2011/01/18

番組のネット転送は「違法」=著作権侵害認める−テレビ局実質勝訴・最高裁

テレビ番組をインターネットで海外に転送するサービスが著作権法に違反するかが争われた訴訟の上告審判決で、最高裁第3小法廷(田原睦夫裁判長)は18日、転送業者による著作権侵害を認めた。その上で、サービスを適法とした二審判決を破棄、審理を知財高裁に差し戻した。
 訴えたテレビ局側の実質的な勝訴判決で、差し戻し審では損害賠償額などが算定される。
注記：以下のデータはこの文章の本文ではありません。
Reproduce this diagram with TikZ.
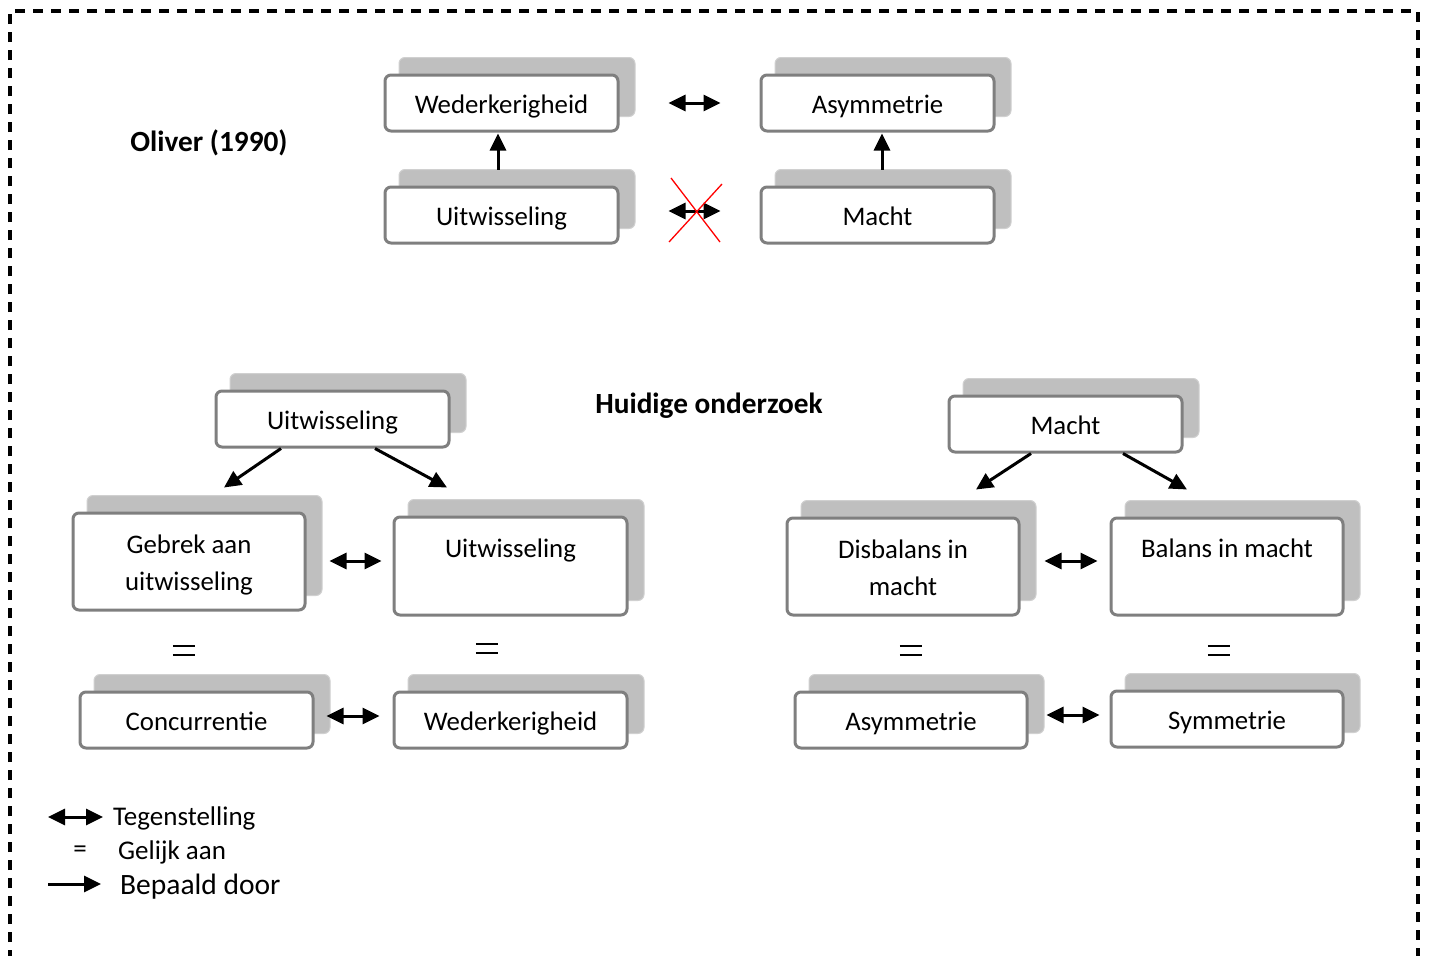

転送サービスをめぐるこれまでの地裁、高裁判決では、判断が分かれていた。
 問題となったのは永野商店(東京)が「まねきTV」の名称で、海外の日本人向けに行うサービス。利用者は購入したソニーの映像送信機器「ロケーションフリー」を利用料を支払って永野商店に預託し、同社は機器をアンテナにつなぎ、ネット回線でテレビ番組をリアルタイム送信していた。
 番組送信の主体が、機器を購入した利用者か、管理した業者かが争点となったが、第3小法廷は、「機器が公衆用の電気通信回線に接続され、継続的に情報が入力される場合には、情報入力者が送信主体となる」との初判断を示し、入力設定していた永野商店が送信主体と認定した。
 被告側は、映像の送受信は機器と利用者のパソコンとの間で「1対1」で行われており、公衆送信には当たらないと主張。しかし、第3小法廷は「契約は業者との関係を問わず結ばれており、利用者は不特定の『公衆』に当たる」と判断し、著作権法で定めた公衆送信権などの侵害を認めた。
 NHKと在京民放5社が、サービス差し止めと損害賠償を求め提訴。一、二審は著作権侵害を認めず、請求を退けていた。